Réaliser les principaux examens visuels et les dépistages de pathologies oculaires chez son opticien à distance… Voilà la promesse de la start-up de medtech Tessan, qui a mis au point une table connectée de télé-ophtalmologie high-tech, à installer directement en magasin d'optique pour remédier aux délais d'attente dans cette spécialité.

Son plateau, long de deux mètres (photo), se compose d'appareils aux noms barbares : autoréfracto-kérato-tono-pachymètre et topographe cornéen, à quoi s'ajoutent un rétinographe non mydriatique et un réfracteur avec un frontofocomètre.

Tessan souhaite installer cette table multifonction dans les magasins d'optique et les centres de santé. Le patient viendrait y faire ses examens conduits et coordonnés en vidéo par un orthoptiste. « Il pilote à distance les différents appareils et réalise un dépistage santé complet comme le glaucome, la cataracte ou la DMLA », explique Neil Sabbah, directeur commercial de la start-up.

50 euros l'examen à distance

L'objectif affiché est de faciliter l'accès à la filière de soins visuels, dans un contexte de pénurie médicale. « Les patients attendent en moyenne 90 jours pour un rendez-vous et dans certaines régions, l'attente est proche de deux ans car il n'y a plus de spécialistes alors que la demande en soins visuels est forte », souligne Neil Sabbah. 

Une fois les examens réalisés, l'orthoptiste adresse les données à un ophtalmologiste pour analyse et contrôle, voire édition d'une ordonnance à distance au besoin. La start-up entend contractualiser avec des complémentaires santé pour prendre en charge tout ou partie du coût de cet examen (50 euros).
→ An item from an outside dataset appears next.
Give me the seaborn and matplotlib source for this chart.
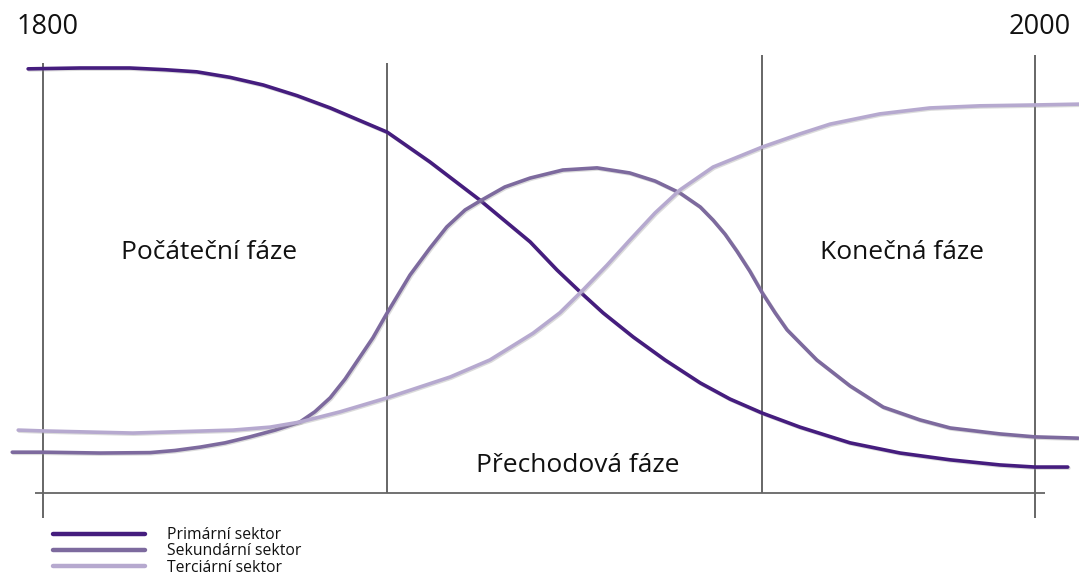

Une première table connectée a été installée à Levallois chez un opticien, assure Tessan, qui revendique une « vingtaine d'opticiens partenaires » intéressés. 

Confusion des genres ?

Reste que le Syndicat national des ophtalmologistes (SNOF) considère que ce système se situe hors des clous. « L'orthoptiste est autorisé à réaliser plusieurs actes* en autonomie uniquement après avoir reçu la prescription du praticien ou dans le cadre d'un protocole de coopération signé par l'ophtalmologiste, recadre le Dr Thierry Bour, président du SNOF. Ici, l'auscultation s'opère à distance et hors parcours de soins, pour moi, c'est de l'exercice illégal. L'objectif est de vendre des lunettes. »

Opposé de longue date à la télémédecine dans les magasins d’optique, le SNOF fait valoir que le code de déontologie « interdit l'intervention des ophtalmologistes et d'orthoptistes dans des lieux commerciaux ». Autre risque : le contournement du parcours de soins avec les risques associés. « Les patients sont inconnus de l'orthoptiste et de l'ophtalmologiste. Diagnostiquer un glaucome nécessite plusieurs visites », illustre le Dr Bour.
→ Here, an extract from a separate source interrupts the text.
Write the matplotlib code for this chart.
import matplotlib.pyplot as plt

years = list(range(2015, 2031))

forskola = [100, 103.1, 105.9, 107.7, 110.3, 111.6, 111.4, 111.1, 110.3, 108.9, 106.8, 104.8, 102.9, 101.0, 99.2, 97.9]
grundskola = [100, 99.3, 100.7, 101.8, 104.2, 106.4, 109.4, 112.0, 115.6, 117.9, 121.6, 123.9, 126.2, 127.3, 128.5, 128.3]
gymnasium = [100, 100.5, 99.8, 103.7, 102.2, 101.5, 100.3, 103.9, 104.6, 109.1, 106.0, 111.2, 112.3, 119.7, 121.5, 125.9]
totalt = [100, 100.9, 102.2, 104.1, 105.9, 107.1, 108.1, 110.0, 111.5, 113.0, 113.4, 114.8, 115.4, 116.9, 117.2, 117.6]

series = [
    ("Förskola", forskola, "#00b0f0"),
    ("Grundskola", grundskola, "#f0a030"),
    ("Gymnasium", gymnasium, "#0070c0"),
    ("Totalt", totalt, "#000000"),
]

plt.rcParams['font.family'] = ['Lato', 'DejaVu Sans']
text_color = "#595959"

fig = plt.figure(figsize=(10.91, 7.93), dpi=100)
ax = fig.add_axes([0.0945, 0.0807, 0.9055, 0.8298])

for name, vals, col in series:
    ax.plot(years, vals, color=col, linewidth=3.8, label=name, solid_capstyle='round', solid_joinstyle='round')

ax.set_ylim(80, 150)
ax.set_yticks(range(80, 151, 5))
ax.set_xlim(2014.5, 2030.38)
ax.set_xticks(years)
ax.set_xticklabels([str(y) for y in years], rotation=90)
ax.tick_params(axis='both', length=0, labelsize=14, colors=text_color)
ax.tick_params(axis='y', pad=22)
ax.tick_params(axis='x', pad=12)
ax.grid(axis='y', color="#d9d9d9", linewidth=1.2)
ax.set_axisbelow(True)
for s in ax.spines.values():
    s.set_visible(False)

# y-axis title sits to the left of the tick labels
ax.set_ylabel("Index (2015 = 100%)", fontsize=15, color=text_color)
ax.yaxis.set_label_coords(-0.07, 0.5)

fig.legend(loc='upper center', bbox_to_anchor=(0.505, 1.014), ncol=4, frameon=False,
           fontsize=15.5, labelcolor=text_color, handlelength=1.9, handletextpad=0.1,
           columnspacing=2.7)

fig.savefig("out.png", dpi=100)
Le syndicat médical préfère miser sur le déploiement du travail aidé et des cabinets secondaires d'ophtalmologie partagés ou non avec des orthoptistes assurant le suivi de patients via de nouveaux protocoles. La dernière enquête du SNOF estime le délai d'attente à  61 jours (53 si le rendez-vous est pris en ligne) et 32 jours en cas de symptômes.  

* Bilan visuel dans le cadre du renouvellement des corrections optiques ; un bilan visuel à distance avec transmission des résultats à un ophtalmologiste pour des patients sans pathologie et ayant vu un praticien dans les moins de 5 ans ; réaliser un dépistage de la rétinopathie diabétique.